┌────────

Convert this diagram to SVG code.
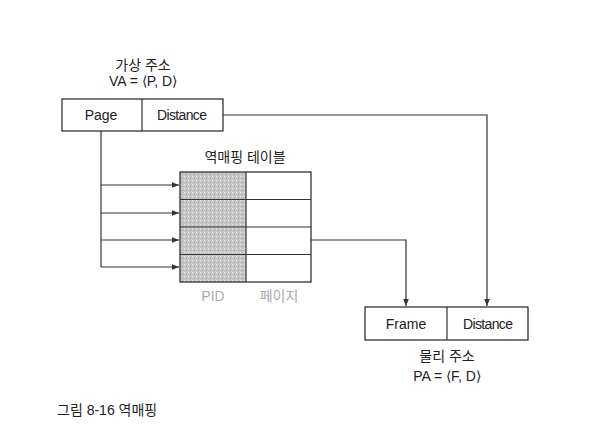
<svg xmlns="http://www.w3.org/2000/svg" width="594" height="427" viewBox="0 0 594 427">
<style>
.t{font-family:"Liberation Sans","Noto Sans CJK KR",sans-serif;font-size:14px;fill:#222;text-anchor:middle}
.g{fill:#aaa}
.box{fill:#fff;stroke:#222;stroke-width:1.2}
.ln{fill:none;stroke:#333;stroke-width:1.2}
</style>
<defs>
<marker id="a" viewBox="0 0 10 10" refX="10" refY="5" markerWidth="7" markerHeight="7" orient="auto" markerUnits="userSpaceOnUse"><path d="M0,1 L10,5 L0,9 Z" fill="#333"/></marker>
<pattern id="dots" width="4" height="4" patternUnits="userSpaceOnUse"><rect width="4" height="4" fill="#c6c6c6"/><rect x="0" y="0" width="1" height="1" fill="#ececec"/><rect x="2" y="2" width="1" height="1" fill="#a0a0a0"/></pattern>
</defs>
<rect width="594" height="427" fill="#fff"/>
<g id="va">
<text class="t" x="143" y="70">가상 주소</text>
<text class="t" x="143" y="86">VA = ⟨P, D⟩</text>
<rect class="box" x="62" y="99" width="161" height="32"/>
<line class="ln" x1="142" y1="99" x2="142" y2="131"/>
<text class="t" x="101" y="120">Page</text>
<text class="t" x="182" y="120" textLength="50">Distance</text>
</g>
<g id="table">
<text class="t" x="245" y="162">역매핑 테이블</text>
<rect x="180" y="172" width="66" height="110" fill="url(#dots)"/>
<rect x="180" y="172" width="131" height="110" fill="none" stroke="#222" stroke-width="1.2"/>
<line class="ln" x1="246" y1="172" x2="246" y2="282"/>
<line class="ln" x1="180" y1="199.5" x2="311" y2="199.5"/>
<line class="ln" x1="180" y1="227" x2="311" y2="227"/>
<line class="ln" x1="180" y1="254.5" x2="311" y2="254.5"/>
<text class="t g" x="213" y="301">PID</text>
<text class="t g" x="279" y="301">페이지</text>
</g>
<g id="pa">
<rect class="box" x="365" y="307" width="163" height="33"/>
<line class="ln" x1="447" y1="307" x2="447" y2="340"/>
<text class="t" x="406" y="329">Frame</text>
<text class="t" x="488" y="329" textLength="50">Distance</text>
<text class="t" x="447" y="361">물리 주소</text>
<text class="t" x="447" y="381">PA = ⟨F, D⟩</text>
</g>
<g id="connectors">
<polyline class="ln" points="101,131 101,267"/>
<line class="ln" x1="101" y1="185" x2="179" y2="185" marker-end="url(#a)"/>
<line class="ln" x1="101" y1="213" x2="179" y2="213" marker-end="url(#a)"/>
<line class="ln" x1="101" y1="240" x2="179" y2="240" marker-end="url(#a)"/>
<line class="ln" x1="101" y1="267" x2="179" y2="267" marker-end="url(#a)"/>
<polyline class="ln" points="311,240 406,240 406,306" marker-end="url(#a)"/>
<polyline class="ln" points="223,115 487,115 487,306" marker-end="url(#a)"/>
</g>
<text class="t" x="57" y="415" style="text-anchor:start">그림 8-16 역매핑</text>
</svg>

└────────

● **GIVEN PROBLEM**:
Repeat the listing above exactly, with no pictures.

● **IN RESPONSE**:
Convert this diagram to SVG code.
<svg xmlns="http://www.w3.org/2000/svg" width="594" height="427" viewBox="0 0 594 427">
<style>
.t{font-family:"Liberation Sans","Noto Sans CJK KR",sans-serif;font-size:14px;fill:#222;text-anchor:middle}
.g{fill:#aaa}
.box{fill:#fff;stroke:#222;stroke-width:1.2}
.ln{fill:none;stroke:#333;stroke-width:1.2}
</style>
<defs>
<marker id="a" viewBox="0 0 10 10" refX="10" refY="5" markerWidth="7" markerHeight="7" orient="auto" markerUnits="userSpaceOnUse"><path d="M0,1 L10,5 L0,9 Z" fill="#333"/></marker>
<pattern id="dots" width="4" height="4" patternUnits="userSpaceOnUse"><rect width="4" height="4" fill="#c6c6c6"/><rect x="0" y="0" width="1" height="1" fill="#ececec"/><rect x="2" y="2" width="1" height="1" fill="#a0a0a0"/></pattern>
</defs>
<rect width="594" height="427" fill="#fff"/>
<g id="va">
<text class="t" x="143" y="70">가상 주소</text>
<text class="t" x="143" y="86">VA = ⟨P, D⟩</text>
<rect class="box" x="62" y="99" width="161" height="32"/>
<line class="ln" x1="142" y1="99" x2="142" y2="131"/>
<text class="t" x="101" y="120">Page</text>
<text class="t" x="182" y="120" textLength="50">Distance</text>
</g>
<g id="table">
<text class="t" x="245" y="162">역매핑 테이블</text>
<rect x="180" y="172" width="66" height="110" fill="url(#dots)"/>
<rect x="180" y="172" width="131" height="110" fill="none" stroke="#222" stroke-width="1.2"/>
<line class="ln" x1="246" y1="172" x2="246" y2="282"/>
<line class="ln" x1="180" y1="199.5" x2="311" y2="199.5"/>
<line class="ln" x1="180" y1="227" x2="311" y2="227"/>
<line class="ln" x1="180" y1="254.5" x2="311" y2="254.5"/>
<text class="t g" x="213" y="301">PID</text>
<text class="t g" x="279" y="301">페이지</text>
</g>
<g id="pa">
<rect class="box" x="365" y="307" width="163" height="33"/>
<line class="ln" x1="447" y1="307" x2="447" y2="340"/>
<text class="t" x="406" y="329">Frame</text>
<text class="t" x="488" y="329" textLength="50">Distance</text>
<text class="t" x="447" y="361">물리 주소</text>
<text class="t" x="447" y="381">PA = ⟨F, D⟩</text>
</g>
<g id="connectors">
<polyline class="ln" points="101,131 101,267"/>
<line class="ln" x1="101" y1="185" x2="179" y2="185" marker-end="url(#a)"/>
<line class="ln" x1="101" y1="213" x2="179" y2="213" marker-end="url(#a)"/>
<line class="ln" x1="101" y1="240" x2="179" y2="240" marker-end="url(#a)"/>
<line class="ln" x1="101" y1="267" x2="179" y2="267" marker-end="url(#a)"/>
<polyline class="ln" points="311,240 406,240 406,306" marker-end="url(#a)"/>
<polyline class="ln" points="223,115 487,115 487,306" marker-end="url(#a)"/>
</g>
<text class="t" x="57" y="415" style="text-anchor:start">그림 8-16 역매핑</text>
</svg>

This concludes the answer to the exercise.